Dominique Trinquand est général à la retraite, Gérard Vespierre est conférencier en géopolitique. Tous deux acceptaient de venir à l’antenne de RT France, y compris au jour de l’invasion russe en Ukraine, lorsqu’ils ont contredit frontalement ses journalistes. Nous les avons interviewés.
Aujourd’hui, le couvercle semble être bien fermé sur Russia Today et Sputnik dans toute l’Europe : les grandes plateformes du web se sont contentées d’une injonction politique pour restreindre l’accès à ces médias d’État russes dans toute l’Europe, les opérateurs télécom ont attendu le texte législatif européen plaçant la coupure des accès sous l’égide des sanctions économiques pour couper la diffusion de la chaîne et l’adressage DNS de ses sites web – c’est-à-dire qu’il suffit de changer de serveur d’adressage pour pouvoir tout de même y accéder.

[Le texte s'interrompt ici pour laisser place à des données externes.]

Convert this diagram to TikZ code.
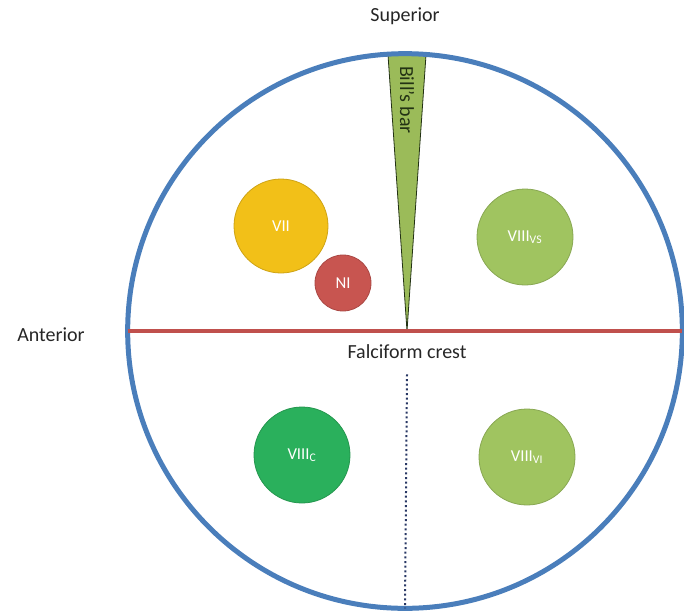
\documentclass[tikz,border=0pt]{standalone}
\usepackage{fontspec}
\setmainfont{Carlito}
\definecolor{ringblue}{RGB}{74,126,187}
\definecolor{crestred}{RGB}{192,80,77}
\definecolor{barolive}{RGB}{155,187,89}
\definecolor{bardark}{RGB}{35,50,20}
\definecolor{facialyellow}{RGB}{242,192,24}
\definecolor{interred}{RGB}{200,85,80}
\definecolor{cochgreen}{RGB}{42,176,92}
\definecolor{vestgreen}{RGB}{160,196,96}
\definecolor{dotnavy}{RGB}{40,55,100}
\tikzset{
	nerve/.style 2 args={circle, inner sep=0pt, outer sep=0pt, minimum size=#1,
		fill=#2, draw=#2!85!black, line width=0.6pt, text=white,
		font=\fontsize{12.5}{13}\selectfont},
	side/.style={font=\fontsize{15}{16}\selectfont, text=black!85}
}
\begin{document}
\begin{tikzpicture}[x=0.75pt,y=-0.75pt]
		\useasboundingbox (0,0) rectangle (684,614);
		% Bill's bar
		\filldraw[fill=barolive, draw=bardark, line width=0.6pt] (388,55) -- (426,55) -- (407,331) -- cycle;
		\node[rotate=-90, text=bardark, font=\fontsize{15}{16}\selectfont] (bill) at (407,100) {Bill's bar};
		% meatus outline
		\node[circle, draw=ringblue, line width=3.75pt, inner sep=0pt, outer sep=0pt, minimum size=416pt] (ring) at (405,331) {};
		\draw[crestred, line width=3.2pt] (ring.west) -- (ring.east);
		\node[side] (crest) at (407,352) {Falciform crest};
		\draw[dotnavy, line width=1.5pt, dotted] ([yshift=-8pt]crest.south) -- (ring.south);
		\node[side] (sup) at (405,16) {Superior};
		\node[side] (ant) at (51,335) {Anterior};
		% nerves
		\node[nerve={70.5pt}{facialyellow}] (vii) at (281,226) {VII};
		\node[nerve={42pt}{interred}] (ni) at (343,283) {NI};
		\node[nerve={72pt}{vestgreen}] (vs) at (525,237) {VIII\textsubscript{VS}};
		\node[nerve={72pt}{cochgreen}] (coch) at (302,455) {VIII\textsubscript{C}};
		\node[nerve={72pt}{vestgreen}] (vi) at (527,457) {VIII\textsubscript{VI}};
\end{tikzpicture}
\end{document}
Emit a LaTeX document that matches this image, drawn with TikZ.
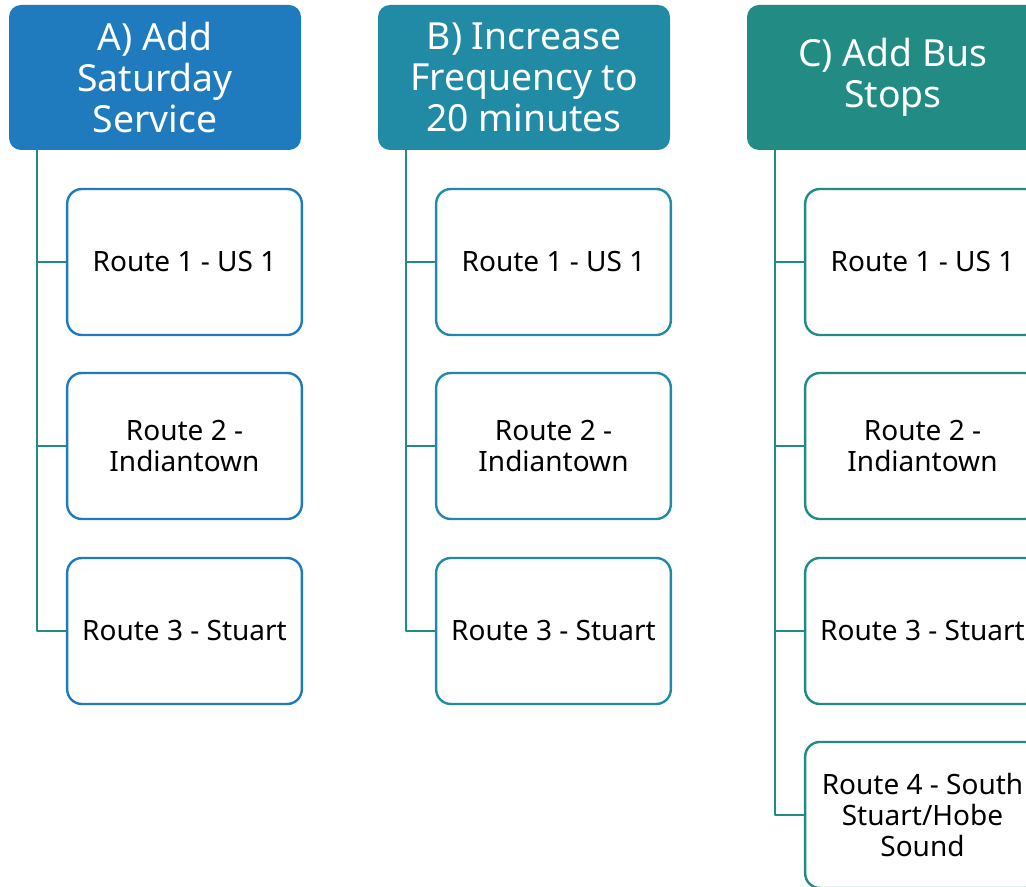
\documentclass[tikz,border=0pt]{standalone}
\usepackage{fontspec}
\setmainfont{Noto Sans}
\usepackage{tikz}

\definecolor{bluA}{RGB}{31,123,190}
\definecolor{bluB}{RGB}{33,138,164}
\definecolor{verdeC}{RGB}{33,139,132}
\definecolor{ramoCol}{RGB}{33,139,134}

\begin{document}
\begin{tikzpicture}[
    x=0.75pt, y=-0.75pt,
    line cap=round,
    line join=round,
    testa/.style={rounded corners=9pt, minimum width=219pt, minimum height=108.75pt,
        text=white, align=center, inner sep=0pt,
        font=\fontsize{28}{31}\selectfont},
    voce/.style={draw, fill=white, line width=1.8pt, rounded corners=11pt,
        minimum width=176pt, minimum height=109.5pt, align=center, inner sep=0pt,
        font=\fontsize{21}{23.25}\selectfont},
    ramo/.style={draw=ramoCol, line width=1.8pt, line cap=butt}
]

\clip (0,0) rectangle (1026,887);

% Intestazioni
\node[testa, fill=bluA] (hA) at (155,77.5) {A) Add\\Saturday\\Service};
\node[testa, fill=bluB] (hB) at (524,77.5) {B) Increase\\Frequency to\\20 minutes};
\node[testa, fill=verdeC] (hC) at (893,77.5) {C) Add Bus\\Stops};

% Colonna A
\node[voce, draw=bluA] (a1) at (184.5,262) {Route 1 - US 1};
\node[voce, draw=bluA] (a2) at (184.5,446) {Route 2 -\\Indiantown};
\node[voce, draw=bluA] (a3) at (184.5,631) {Route 3 - Stuart};

% Colonna B
\node[voce, draw=bluB] (b1) at (553.5,262) {Route 1 - US 1};
\node[voce, draw=bluB] (b2) at (553.5,446) {Route 2 -\\Indiantown};
\node[voce, draw=bluB] (b3) at (553.5,631) {Route 3 - Stuart};

% Colonna C
\node[voce, draw=verdeC] (c1) at (922.5,262) {Route 1 - US 1};
\node[voce, draw=verdeC] (c2) at (922.5,446) {Route 2 -\\Indiantown};
\node[voce, draw=verdeC] (c3) at (922.5,631) {Route 3 - Stuart};
\node[voce, draw=verdeC] (c4) at (922.5,815) {Route 4 - South\\Stuart/Hobe\\Sound};

% Collegamenti
\draw[ramo] ([xshift=21pt]hA.south west) |- (a1.west);
\draw[ramo] ([xshift=21pt]hA.south west) |- (a2.west);
\draw[ramo] ([xshift=21pt]hA.south west) |- (a3.west);

\draw[ramo] ([xshift=21pt]hB.south west) |- (b1.west);
\draw[ramo] ([xshift=21pt]hB.south west) |- (b2.west);
\draw[ramo] ([xshift=21pt]hB.south west) |- (b3.west);

\draw[ramo] ([xshift=21pt]hC.south west) |- (c1.west);
\draw[ramo] ([xshift=21pt]hC.south west) |- (c2.west);
\draw[ramo] ([xshift=21pt]hC.south west) |- (c3.west);
\draw[ramo] ([xshift=21pt]hC.south west) |- (c4.west);

\end{tikzpicture}
\end{document}
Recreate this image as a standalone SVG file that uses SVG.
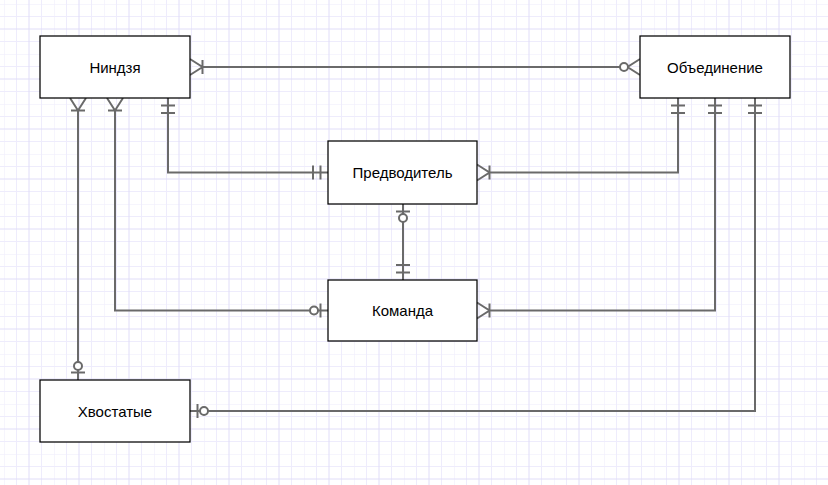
<svg xmlns="http://www.w3.org/2000/svg" width="828" height="485" viewBox="0 0 828 485">
<style>
.box{fill:#fff;stroke:#000;stroke-width:1.25}
.lbl{font-family:"Liberation Sans",Arial,sans-serif;font-size:15px;fill:#000;text-anchor:middle}
.con{fill:none;stroke:#6a6a6a;stroke-width:2}
.mk{fill:none;stroke:#6a6a6a;stroke-width:2}
.mkc{fill:#fff;stroke:#6a6a6a;stroke-width:2}
</style>
<defs>
<pattern id="grid" patternUnits="userSpaceOnUse" x="4" y="4" width="50" height="50">
<path d="M0 0V50M12.5 0V50M37.5 0V50M0 0H50M0 12.5H50M0 37.5H50" stroke="#eeecfc" stroke-width="1" fill="none"/>
<path d="M25 0V50M0 25H50" stroke="#e0ddf8" stroke-width="1" fill="none"/>
</pattern>
<marker id="many1" markerUnits="userSpaceOnUse" orient="auto-start-reverse" refX="0" refY="0" markerWidth="30" markerHeight="30" viewBox="-15 -15 30 30" style="overflow:visible">
<path class="mk" d="M0 -7V7M12.5 -8L0 0L12.5 8"/>
</marker>
<marker id="many0" markerUnits="userSpaceOnUse" orient="auto-start-reverse" refX="0" refY="0" markerWidth="30" markerHeight="30" viewBox="-15 -15 30 30" style="overflow:visible">
<path class="mk" d="M12.5 -8L0 0L12.5 8"/>
<circle class="mkc" cx="-3.5" cy="0" r="4"/>
</marker>
<marker id="one0" markerUnits="userSpaceOnUse" orient="auto-start-reverse" refX="0" refY="0" markerWidth="40" markerHeight="30" viewBox="-25 -15 40 30" style="overflow:visible">
<path class="mk" d="M-7.5 -7V7"/>
<circle class="mkc" cx="-14" cy="0" r="4"/>
</marker>
<marker id="one1" markerUnits="userSpaceOnUse" orient="auto-start-reverse" refX="0" refY="0" markerWidth="40" markerHeight="30" viewBox="-25 -15 40 30" style="overflow:visible">
<path class="mk" d="M-7.5 -7V7M-15 -7V7"/>
</marker>
</defs>
<rect width="828" height="485" fill="#fff"/>
<rect width="828" height="485" fill="url(#grid)"/>
<g id="connectors">
<path class="con" d="M202.5 67H627.5" marker-start="url(#many1)" marker-end="url(#many0)"/>
<path class="con" d="M78 110.5V380" marker-start="url(#many1)" marker-end="url(#one0)"/>
<path class="con" d="M115 110.5V310.5H328" marker-start="url(#many1)" marker-end="url(#one0)"/>
<path class="con" d="M168 98V172.5H328" marker-start="url(#one1)" marker-end="url(#one1)"/>
<path class="con" d="M489.5 172.5H678V98" marker-start="url(#many1)" marker-end="url(#one1)"/>
<path class="con" d="M489.5 310.5H715V98" marker-start="url(#many1)" marker-end="url(#one1)"/>
<path class="con" d="M190 411H755V98" marker-start="url(#one0)" marker-end="url(#one1)"/>
<path class="con" d="M403 204V280" marker-start="url(#one0)" marker-end="url(#one1)"/>
</g>
<g id="ninja"><rect class="box" x="40" y="36" width="150" height="62"/><text class="lbl" x="115" y="72.5">Ниндзя</text></g>
<g id="obed"><rect class="box" x="640" y="36" width="150" height="62"/><text class="lbl" x="715" y="72.5">Объединение</text></g>
<g id="pred"><rect class="box" x="328" y="141" width="149" height="63"/><text class="lbl" x="402.5" y="178">Предводитель</text></g>
<g id="kom"><rect class="box" x="328" y="280" width="149" height="61"/><text class="lbl" x="402.5" y="316">Команда</text></g>
<g id="hvost"><rect class="box" x="40" y="380" width="150" height="62"/><text class="lbl" x="115" y="416.5">Хвостатые</text></g>
</svg>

Jusqu’au mercredi 2 mars et comme elle l’avait toujours fait, la chaîne continuait d’inviter une minorité d’intervenants n’hésitant pas à s’opposer à la perspective informationnelle du pouvoir politique russe qu’avaient tendance à épouser ses journalistes. Au premier jour de l’invasion de l’Ukraine, deux d’entre eux s’étaient particulièrement distingués en plateau : l’ancien général Dominique Trinquand a contredit le matin même la présentatrice de RT affirmant qu’il s’agissait d’une opération militaire limitée, le conférencier et fondateur du Monde décrypté Gérard Vespierre est venu plusieurs jours de suite pour dénoncer l’invasion. Tous deux étaient des habitués de RT France, ils nous racontent leurs expériences. Et nous vous montrons comment, aux premiers jours de la guerre, ils ont imposé les faits à l’antenne.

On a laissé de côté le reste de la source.